4. The function f() is immediately called again, so a chunk of memory is fetched. This is the exact same chunk as was fetched by the first call of f() (go ahead and check by printing the address of b). Since b is uninitialized, it contains "garbage data", but it is the same "garbage data" (0xDEADBEEF) that was in the first call of f() since the location has not been written to since.

Allocating storage on the heap using malloc may not fix this problem though! A call to malloc() followed by a free() followed by another call to malloc() will give you the same address on the heap yet again as demonstrated by this test program:

#include <stdio.h>
#include <stdlib.h>

int main(int argc, char const *argv[])
{
    char *ptr1 = malloc(sizeof(char));
    printf("Allocated memory at %p\n", ptr1);

    free(ptr1);
    printf("Freed memory at %p\n", ptr1);

    char *ptr2 = malloc(sizeof(char));
    printf("Allocated memory at %p\n", ptr2);

    free(ptr2);
    printf("Freed memory at %p\n", ptr2);

    if (ptr1 == ptr2) {
        printf("Pointers were the same!\n");
    }

    return 0;
}

Which prints out:

Allocated memory at 0x7f9c49404bf0 Freed memory at 0x7f9c49404bf0 Allocated memory at 0x7f9c49404bf0 Freed memory at 0x7f9c49404bf0 Pointers were the same!

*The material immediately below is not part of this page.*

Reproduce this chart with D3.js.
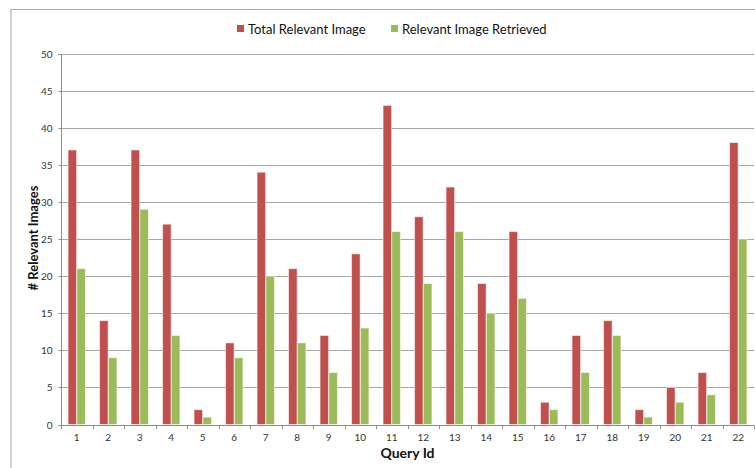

So I think the answer to your question is really no, you cannot modify f() such that b is assigned a different address at every call unless you malloc it in each call of f() without following it with a free() call (which is a memory leak). This makes sense though, because if you require a different address for each local variable, you are requiring memory to be blocked off (leaked) after each use. Allocated memory is freed at the end of main() automatically, but you could imagine if you looped much much more than 10 times, you could burn through your process memory.

This code looks like this:

#include <stdio.h>
#include <stdlib.h>

void f (void){
   int *b = malloc (sizeof(int));
   printf ("%p\n", b);
}

int main (){
   int i = 0;

   while (++i <= 10)
      f();
   return 0;
}

Very close to what you had but since b is an address, you can just print b, not &b

Edit: image credit to https://andrewharvey4.wordpress.com/tag/avr/

Answer 2

The address of an automatic variable depends on the value of the stack pointer on function entry and is going to be a fixed offset from that. If you call a function in a loop like this:

while (...) {
    ...
    f(...);
    ...
}

It's very likely that the compiler generates code in a way that f's automatic variables always have the same addresses. This is something you cannot easily alter.

If we do not use automatic variables, we can get the desired result easily. Just allocate a new variable in f each time. Of course, this leaks a lot of memory, but there isn't any better way as f has to remember the addresses already used for b either way if you want b to reside at a different address each time and the addresses previously used are unusable (and thus wasted) for this purpose.

Answer 3

Maybe what you are looking for is dynamic memory allocation? You might want to read the docs for malloc, calloc, realloc and free (prototyped in <stdlib.h>.)

Technically, there's a storage class associated with each object. For automatic variables like f this is automatic and is commonly allocated on the stack (but there are also stack-less machines). For dynamically allocated objects the storage class is dynamic and it is commonly allocated from the heap (but there are also heap-less machines).

In essence you should not rely on addresses having a specific pattern or value.